I thought my problems were over. I thought I would board the 30-minute flight to Vancouver and be done with it. I, however, had underestimated Air Canada's incredible appetite for the ridiculousness. Five minutes before I was set to board my plane to Vancouver, my flight was again mysteriously canceled. Why? Never found out. Maybe the numerology of the flight number was off. Maybe a monkey drew a number from a hat. Maybe the pilot was watching an episode of "Maury" that was really heating up and he couldn't bear to leave without finding out which one of 10 guys was the baby daddy. I will never know. I do know, however, that I was transferred on to a different airline's flight, which was leaving in 15 minutes from a gate across the airport.
Another passenger and I therefore ran (well, she ran, I gimped at a fast pace) through the various modes of transportation needed to navigate the Seattle airport. It was like an episode of "The Amazing Race," except instead of winning a million dollars, we won exactly what we had already paid for. When we got to the new gate, there were no tickets waiting for us because the agent hadn't called ahead, but somehow (miraculously!) after some confusion and more boarding-agent ennui, we got on the plane and landed in Vancouver.

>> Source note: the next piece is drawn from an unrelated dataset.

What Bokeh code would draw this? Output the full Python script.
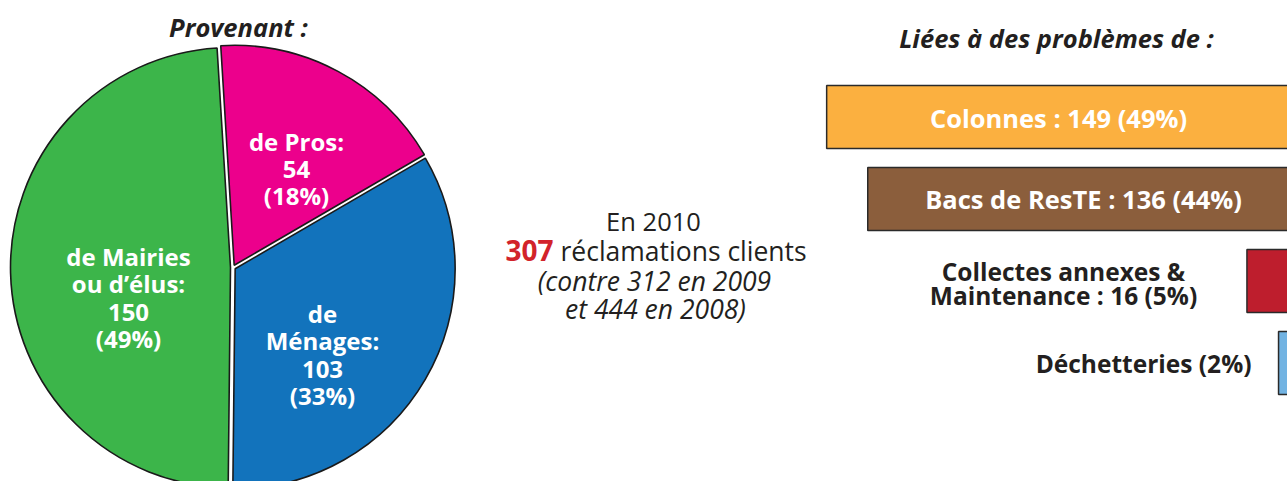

Now, I have said in the past that I will never again fly Air Canada. I said it after you refused to let me gate-check my basketball wheelchair. I said it one of the million times someone was rude to me. I said it after you tore a gaping hole in my bag on a flight to Paris, then spent a full year losing the bag in different "repair departments" and directing me to increasingly snarky customer service representatives until the window for getting compensation had expired. But now, Air Canada, I mean it. You and I are done. Going from Chicago to Vancouver should not require me to spend 36 hours of my life trapped inside a Kafka novel. I am taking my business to West Jet, where they're at least friendly whenever they have to inconvenience you.
Sincerely,
- Arley
Actually as a chair user I've found WestJet to be awesome.